INPUT MATERIAL

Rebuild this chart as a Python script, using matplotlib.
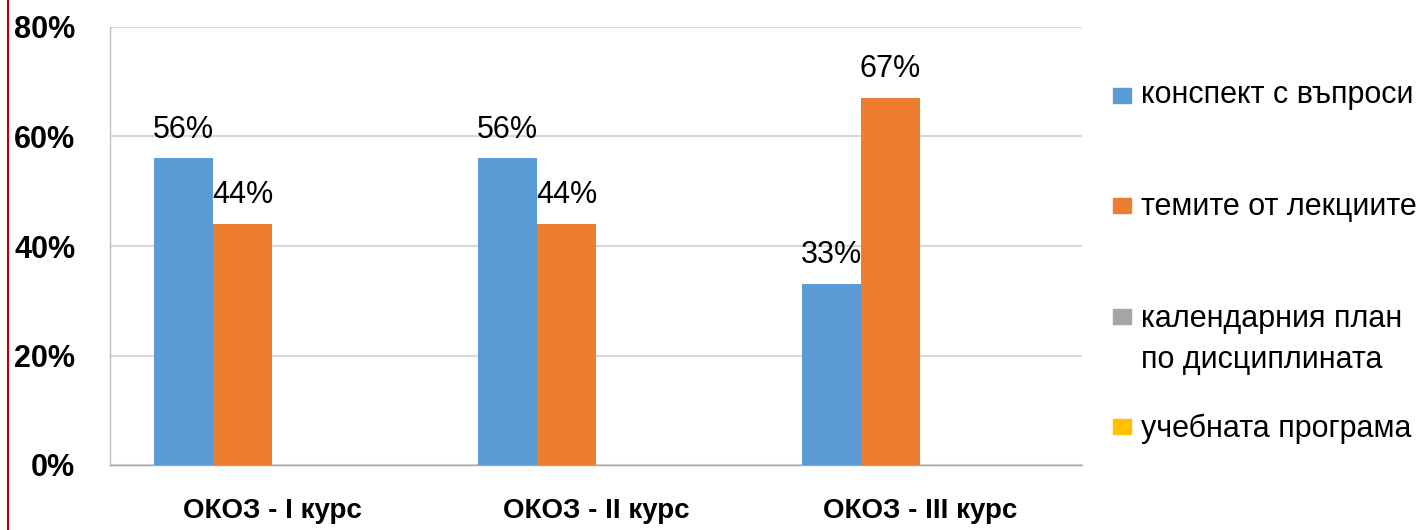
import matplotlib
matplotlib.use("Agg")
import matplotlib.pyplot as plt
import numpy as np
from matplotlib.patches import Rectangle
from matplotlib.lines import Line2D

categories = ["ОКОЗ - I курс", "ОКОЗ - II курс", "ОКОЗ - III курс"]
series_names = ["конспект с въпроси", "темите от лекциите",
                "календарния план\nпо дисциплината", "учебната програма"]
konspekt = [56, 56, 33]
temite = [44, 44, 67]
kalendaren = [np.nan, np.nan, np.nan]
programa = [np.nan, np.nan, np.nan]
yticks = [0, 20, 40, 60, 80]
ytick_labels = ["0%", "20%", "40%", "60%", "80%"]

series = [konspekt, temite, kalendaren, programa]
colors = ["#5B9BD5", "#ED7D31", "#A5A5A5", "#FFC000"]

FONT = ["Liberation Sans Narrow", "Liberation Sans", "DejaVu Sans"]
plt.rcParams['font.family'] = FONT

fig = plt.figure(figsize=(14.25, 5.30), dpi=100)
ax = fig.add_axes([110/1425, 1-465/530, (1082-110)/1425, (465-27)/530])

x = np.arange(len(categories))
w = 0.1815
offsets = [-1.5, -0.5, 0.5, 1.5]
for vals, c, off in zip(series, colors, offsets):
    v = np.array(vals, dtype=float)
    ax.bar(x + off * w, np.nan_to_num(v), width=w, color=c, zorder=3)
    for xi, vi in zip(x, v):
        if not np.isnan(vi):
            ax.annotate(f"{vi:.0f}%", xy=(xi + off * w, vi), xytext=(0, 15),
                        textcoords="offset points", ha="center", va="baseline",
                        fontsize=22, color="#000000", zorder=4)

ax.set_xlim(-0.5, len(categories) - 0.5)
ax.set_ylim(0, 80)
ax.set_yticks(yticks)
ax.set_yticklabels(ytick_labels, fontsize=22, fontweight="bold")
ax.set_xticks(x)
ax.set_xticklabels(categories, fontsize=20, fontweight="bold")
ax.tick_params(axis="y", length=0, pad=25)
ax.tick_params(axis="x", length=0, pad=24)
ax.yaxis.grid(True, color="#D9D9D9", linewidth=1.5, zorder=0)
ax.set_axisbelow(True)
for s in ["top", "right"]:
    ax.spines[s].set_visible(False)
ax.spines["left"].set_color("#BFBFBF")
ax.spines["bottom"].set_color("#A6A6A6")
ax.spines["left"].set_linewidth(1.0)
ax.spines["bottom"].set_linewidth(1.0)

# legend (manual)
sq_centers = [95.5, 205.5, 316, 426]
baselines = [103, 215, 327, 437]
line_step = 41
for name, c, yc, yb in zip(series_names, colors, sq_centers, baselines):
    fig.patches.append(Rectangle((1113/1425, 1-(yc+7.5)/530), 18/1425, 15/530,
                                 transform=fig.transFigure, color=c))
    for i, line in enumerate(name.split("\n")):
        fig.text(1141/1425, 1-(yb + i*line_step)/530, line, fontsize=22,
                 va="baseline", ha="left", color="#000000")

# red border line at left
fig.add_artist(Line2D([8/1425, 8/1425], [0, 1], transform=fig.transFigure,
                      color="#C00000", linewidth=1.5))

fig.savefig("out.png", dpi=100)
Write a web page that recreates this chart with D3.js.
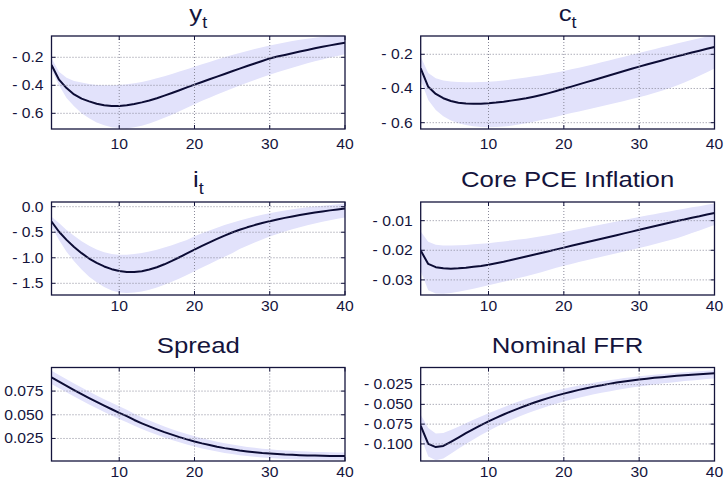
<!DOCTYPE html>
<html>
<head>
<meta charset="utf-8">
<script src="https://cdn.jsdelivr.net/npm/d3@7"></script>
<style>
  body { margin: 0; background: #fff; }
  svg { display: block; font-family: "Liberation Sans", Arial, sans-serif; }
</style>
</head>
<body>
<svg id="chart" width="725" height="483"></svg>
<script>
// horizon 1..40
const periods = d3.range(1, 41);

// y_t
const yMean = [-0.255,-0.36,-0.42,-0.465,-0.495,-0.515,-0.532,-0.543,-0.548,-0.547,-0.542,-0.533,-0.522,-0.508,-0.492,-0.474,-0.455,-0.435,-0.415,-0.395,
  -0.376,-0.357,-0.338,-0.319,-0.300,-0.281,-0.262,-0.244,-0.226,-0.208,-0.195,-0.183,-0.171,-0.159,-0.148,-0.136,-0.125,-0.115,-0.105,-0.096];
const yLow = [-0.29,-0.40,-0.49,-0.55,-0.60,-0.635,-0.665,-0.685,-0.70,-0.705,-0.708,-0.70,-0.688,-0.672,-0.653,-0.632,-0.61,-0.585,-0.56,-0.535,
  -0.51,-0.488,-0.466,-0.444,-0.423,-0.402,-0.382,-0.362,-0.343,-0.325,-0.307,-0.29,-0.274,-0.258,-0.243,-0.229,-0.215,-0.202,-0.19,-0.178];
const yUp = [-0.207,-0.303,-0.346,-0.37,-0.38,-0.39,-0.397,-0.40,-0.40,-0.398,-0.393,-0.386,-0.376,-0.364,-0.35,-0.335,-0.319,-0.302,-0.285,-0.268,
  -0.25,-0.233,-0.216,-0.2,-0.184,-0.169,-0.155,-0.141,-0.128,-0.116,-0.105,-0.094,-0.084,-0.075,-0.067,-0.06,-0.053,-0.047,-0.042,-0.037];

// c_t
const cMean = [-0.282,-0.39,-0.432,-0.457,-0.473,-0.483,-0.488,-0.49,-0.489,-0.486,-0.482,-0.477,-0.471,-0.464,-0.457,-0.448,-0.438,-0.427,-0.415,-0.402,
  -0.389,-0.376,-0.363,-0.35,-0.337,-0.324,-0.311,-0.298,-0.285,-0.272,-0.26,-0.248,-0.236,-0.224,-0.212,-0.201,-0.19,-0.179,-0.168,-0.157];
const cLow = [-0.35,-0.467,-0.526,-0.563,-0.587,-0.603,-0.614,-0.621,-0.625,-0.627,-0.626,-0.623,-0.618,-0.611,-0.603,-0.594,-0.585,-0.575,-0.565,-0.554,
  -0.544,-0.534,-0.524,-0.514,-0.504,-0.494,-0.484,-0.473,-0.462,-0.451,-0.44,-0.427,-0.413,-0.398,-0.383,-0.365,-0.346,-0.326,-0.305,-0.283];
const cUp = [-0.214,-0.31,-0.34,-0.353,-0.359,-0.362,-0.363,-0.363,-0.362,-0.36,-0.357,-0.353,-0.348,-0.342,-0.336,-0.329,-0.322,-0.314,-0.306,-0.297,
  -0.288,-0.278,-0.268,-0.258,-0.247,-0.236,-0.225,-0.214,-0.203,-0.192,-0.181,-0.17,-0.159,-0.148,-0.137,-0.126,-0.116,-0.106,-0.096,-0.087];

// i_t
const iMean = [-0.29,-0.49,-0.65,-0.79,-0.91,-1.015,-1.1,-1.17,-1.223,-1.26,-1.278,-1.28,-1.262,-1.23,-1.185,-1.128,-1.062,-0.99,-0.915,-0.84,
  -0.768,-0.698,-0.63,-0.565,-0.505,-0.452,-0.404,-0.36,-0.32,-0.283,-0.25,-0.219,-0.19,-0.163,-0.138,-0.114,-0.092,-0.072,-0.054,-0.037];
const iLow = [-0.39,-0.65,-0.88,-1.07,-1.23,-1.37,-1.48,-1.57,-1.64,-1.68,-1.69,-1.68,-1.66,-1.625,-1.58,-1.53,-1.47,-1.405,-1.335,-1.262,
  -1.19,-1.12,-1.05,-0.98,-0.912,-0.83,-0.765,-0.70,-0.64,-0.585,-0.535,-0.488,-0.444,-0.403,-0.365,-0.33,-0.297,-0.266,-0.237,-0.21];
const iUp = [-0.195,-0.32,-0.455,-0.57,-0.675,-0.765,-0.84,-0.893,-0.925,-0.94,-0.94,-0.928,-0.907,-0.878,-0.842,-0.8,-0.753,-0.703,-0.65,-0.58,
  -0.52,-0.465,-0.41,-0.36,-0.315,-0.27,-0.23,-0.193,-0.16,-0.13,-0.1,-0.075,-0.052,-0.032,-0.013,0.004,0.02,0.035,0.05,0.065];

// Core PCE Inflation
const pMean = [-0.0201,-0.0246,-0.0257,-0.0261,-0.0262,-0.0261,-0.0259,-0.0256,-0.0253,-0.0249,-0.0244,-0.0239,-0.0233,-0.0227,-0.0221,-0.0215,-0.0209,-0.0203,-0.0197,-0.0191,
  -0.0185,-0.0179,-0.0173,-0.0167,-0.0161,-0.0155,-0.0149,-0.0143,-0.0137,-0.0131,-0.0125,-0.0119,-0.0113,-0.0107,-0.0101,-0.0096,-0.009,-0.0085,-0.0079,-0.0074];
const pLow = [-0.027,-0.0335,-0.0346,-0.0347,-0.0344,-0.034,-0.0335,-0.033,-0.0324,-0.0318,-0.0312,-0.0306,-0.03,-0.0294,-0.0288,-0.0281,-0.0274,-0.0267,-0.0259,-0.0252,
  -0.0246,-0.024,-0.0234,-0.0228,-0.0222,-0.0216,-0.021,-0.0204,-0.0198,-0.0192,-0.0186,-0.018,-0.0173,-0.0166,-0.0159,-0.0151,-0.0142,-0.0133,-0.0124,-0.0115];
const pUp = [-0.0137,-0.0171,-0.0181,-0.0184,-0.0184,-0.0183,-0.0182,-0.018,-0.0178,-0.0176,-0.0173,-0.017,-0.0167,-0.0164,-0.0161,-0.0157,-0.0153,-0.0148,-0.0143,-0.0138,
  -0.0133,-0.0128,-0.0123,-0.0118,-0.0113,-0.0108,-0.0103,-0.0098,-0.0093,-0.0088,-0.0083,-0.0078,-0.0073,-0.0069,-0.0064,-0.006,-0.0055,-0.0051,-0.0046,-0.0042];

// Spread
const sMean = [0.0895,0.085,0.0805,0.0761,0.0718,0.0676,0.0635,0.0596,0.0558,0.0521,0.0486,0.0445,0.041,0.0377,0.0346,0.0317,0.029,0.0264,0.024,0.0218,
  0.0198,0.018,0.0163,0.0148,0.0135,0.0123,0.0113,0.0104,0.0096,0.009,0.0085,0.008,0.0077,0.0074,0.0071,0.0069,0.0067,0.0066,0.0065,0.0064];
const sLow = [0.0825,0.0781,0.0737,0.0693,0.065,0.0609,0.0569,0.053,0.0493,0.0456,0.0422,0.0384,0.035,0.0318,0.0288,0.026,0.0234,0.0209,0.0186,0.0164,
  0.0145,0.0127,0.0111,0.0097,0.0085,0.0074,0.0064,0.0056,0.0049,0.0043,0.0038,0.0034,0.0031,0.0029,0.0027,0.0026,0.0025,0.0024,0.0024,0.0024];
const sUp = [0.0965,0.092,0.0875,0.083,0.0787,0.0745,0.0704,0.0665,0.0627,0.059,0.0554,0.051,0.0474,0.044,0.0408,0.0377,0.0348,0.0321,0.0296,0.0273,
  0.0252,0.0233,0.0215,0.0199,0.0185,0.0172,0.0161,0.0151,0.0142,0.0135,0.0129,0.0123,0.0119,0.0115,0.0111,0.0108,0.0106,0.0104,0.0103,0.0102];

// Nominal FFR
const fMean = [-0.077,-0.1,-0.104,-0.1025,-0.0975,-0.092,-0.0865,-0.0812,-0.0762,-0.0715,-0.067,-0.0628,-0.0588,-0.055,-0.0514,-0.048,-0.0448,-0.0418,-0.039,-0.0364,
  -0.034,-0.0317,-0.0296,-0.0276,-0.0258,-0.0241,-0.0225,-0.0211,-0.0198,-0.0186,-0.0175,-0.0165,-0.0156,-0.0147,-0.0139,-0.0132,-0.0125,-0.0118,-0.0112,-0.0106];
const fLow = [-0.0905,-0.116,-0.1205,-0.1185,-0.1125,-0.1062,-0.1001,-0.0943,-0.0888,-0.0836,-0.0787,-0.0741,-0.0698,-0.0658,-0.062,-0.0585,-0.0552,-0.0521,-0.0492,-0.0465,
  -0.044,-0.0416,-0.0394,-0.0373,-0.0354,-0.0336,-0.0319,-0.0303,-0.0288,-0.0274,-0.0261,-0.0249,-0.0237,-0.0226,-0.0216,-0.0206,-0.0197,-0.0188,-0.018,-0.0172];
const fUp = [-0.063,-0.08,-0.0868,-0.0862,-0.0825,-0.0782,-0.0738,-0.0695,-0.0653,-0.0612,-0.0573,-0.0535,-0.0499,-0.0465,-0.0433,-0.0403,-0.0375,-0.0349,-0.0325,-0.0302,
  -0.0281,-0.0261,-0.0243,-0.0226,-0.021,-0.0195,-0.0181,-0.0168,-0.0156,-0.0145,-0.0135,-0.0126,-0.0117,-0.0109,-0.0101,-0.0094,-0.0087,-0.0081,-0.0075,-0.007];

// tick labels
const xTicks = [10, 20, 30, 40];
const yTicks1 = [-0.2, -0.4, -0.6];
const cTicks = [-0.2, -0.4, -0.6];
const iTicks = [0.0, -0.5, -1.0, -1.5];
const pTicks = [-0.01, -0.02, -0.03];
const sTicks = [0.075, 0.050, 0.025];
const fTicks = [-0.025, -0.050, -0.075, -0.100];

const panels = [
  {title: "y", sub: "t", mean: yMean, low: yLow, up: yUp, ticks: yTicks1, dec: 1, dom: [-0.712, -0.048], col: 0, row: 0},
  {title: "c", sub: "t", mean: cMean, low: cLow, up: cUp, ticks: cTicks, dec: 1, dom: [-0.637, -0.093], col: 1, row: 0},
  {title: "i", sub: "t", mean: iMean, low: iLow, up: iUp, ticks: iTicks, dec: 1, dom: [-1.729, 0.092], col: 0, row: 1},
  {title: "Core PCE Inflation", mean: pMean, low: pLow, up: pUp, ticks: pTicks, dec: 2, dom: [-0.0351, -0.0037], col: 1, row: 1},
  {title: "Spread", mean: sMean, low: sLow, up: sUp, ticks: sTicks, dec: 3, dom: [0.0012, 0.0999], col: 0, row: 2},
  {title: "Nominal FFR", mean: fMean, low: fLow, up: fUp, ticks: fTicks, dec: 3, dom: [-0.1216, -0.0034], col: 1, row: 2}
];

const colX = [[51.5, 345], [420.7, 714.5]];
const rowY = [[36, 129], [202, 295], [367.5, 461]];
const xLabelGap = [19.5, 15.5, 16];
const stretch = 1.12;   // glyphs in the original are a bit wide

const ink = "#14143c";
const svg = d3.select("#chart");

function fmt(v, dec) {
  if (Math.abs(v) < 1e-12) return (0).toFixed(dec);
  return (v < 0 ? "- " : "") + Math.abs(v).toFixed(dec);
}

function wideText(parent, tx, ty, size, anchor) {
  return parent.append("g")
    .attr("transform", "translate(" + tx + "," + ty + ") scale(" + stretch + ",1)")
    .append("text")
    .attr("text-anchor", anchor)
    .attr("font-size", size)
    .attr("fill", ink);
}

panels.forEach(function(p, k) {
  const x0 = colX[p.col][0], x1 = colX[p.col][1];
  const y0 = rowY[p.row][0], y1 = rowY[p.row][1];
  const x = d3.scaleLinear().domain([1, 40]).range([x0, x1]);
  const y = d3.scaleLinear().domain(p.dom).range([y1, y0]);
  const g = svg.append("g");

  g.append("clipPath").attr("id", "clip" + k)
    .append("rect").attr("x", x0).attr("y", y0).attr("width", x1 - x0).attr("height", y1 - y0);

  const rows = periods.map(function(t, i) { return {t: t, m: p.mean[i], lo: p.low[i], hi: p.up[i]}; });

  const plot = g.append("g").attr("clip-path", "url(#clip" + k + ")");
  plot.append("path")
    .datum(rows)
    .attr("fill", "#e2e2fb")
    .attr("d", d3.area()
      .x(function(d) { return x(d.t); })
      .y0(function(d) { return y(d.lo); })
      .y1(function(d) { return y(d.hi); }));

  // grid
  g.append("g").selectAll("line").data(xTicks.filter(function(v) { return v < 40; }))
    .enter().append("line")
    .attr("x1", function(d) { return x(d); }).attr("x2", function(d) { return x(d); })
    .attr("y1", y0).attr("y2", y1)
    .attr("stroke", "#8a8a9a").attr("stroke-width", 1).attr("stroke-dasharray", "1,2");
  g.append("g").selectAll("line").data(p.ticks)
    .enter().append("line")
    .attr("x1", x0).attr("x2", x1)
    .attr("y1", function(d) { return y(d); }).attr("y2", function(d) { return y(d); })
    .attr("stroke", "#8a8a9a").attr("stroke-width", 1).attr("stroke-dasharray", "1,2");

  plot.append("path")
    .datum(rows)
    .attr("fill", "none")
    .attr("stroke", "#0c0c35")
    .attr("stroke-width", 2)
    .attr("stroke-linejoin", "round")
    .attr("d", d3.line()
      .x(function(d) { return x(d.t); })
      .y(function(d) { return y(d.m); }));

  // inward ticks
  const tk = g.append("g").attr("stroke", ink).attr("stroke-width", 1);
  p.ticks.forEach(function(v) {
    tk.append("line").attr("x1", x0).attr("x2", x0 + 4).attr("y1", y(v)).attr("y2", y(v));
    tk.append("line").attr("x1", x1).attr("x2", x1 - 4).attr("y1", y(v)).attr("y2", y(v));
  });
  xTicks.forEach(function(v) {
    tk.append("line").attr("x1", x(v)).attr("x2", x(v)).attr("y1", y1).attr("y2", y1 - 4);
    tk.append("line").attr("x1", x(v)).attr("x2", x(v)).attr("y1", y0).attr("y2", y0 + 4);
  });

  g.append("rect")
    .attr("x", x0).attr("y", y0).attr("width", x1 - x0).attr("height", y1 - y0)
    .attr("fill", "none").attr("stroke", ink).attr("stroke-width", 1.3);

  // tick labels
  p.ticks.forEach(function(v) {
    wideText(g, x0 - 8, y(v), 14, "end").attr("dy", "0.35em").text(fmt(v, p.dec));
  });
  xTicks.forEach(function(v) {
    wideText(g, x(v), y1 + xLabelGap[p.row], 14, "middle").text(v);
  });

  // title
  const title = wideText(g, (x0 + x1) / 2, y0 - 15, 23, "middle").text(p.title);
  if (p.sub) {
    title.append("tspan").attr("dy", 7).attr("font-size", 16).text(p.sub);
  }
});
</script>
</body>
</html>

BRIEF
Start at the line that contains "Write a web", stop at the line that contains "const periods = d3.range(1, 41);", and reproduce each line in that stretch exactly. Pictures are excluded.

OUTPUT OF THE TASK
Write a web page that recreates this chart with D3.js.
<!DOCTYPE html>
<html>
<head>
<meta charset="utf-8">
<script src="https://cdn.jsdelivr.net/npm/d3@7"></script>
<style>
  body { margin: 0; background: #fff; }
  svg { display: block; font-family: "Liberation Sans", Arial, sans-serif; }
</style>
</head>
<body>
<svg id="chart" width="725" height="483"></svg>
<script>
// horizon 1..40
const periods = d3.range(1, 41);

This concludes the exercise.